The book takes the the recent tropes of the domestic thrillers like The Girl On The Train, and flips the gender so that the unreliable narrator is the male stay at home dad, and the workaholic spouse is the wife. Into that plot and genre are tossed themes of modern masculinity, finding meaning and purpose, and fatherhood. It’s a debut novel from an author who worked in the finance sector, so I guess it’s a case of writing what you know, to some extent.

The novel takes the first person voice, as a lot of novels in this genre do. This is generally because the narrator is meant to be unreliable, and the author can play around with what the narrator might be hiding from us or what they don’t know they know, or that kind of thing. Our main character in this story is Peter Greene and he’s absolutely insufferable. I cannot tell if his constant whiney, narcissistic and unself-aware storytelling is meant to be funny or unreliable because of his self absorption. In the opening pages, we learn that within a few weeks of his wife giving birth, he fakes having jury duty for months, actual months, and leaves her alone with the newborn because he isn’t enjoying new parenthood. When his abandonment of her makes her cry, he interprets this as being “pissed” at him and tells us she’s like that a lot and also bosses him around (ie asks him to do things at home, or checks that he’s done them). He then says he senses a coldness towards himself from her. As though she’s the heartless one. He then says, to “comfort” her, he feeds and changes his own child for that one night. Surely, since he’s been out all day, he would be doing that anyway? Him taking care of his own offspring is his responsibility, not comforting another person. He also obsesses over not working. By that I don’t mean he looks for work or anything, more that he interprets everyone’s actions or behaviour towards him as being about his masculinity and social standing, based off his not working. It’s creepy. He’s deeply ashamed of being a stay-at-home Dad. The reason that I’m not sure if this behaviour is meant to be accepted or rejected by the reader is that there’s no payoff for this in the book, like it’s not a hinge that the twist ending turns on or anything. It’s not really funny either. It’s just like watching a bunch of those depressing relationship red flag videos on Instagram. Which I guess are really popular, so is that who the author is appealing to? Or the people in them?

Either way, I personally found it made for a difficult read. Especially because the other characters felt a little underwritten and every single one was against him in this boo. Perhaps it was intentional since that’s how the character sees the world, as though he’s a victim, but it made it all a bit repetitive for me.

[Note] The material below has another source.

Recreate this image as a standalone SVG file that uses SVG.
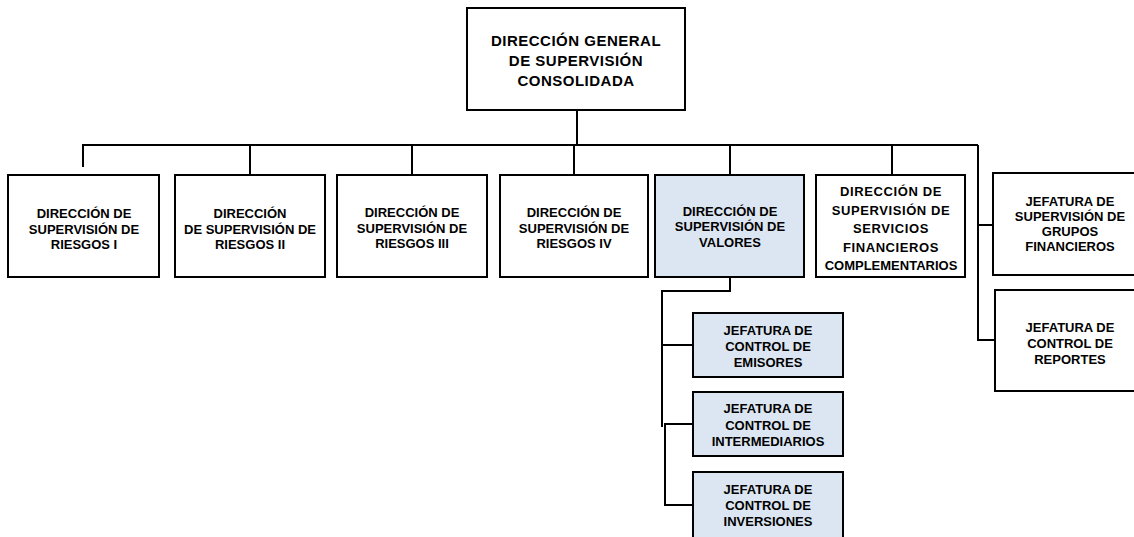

The dialogue isn’t great, and could use some development, which is part of why people around him felt so flat. Overall it suffers from what I feel like a lot of recent reads do: it needs a really good edit to tighten it up, this book could have been a lot shorter and more tightly plotted. It’s overlong.

The idea of having a narcisstic narrator and the twist ending, even the idea of the domestic thriller genre with the gender roles reversed are all fine ideas, and some of the writing here shows promise, but these elements needed to be more fully developed to work well.  It’s slow paced, struggling story with a very unpleasant lead character, and the parts about the finance world are not made interesting enough for the average reader.

Read It If: I didn’t love this one. The ending is not bad at all, it’s just a bit of a slog getting there.

Thank you to HBG Canada for the copy of this book for review.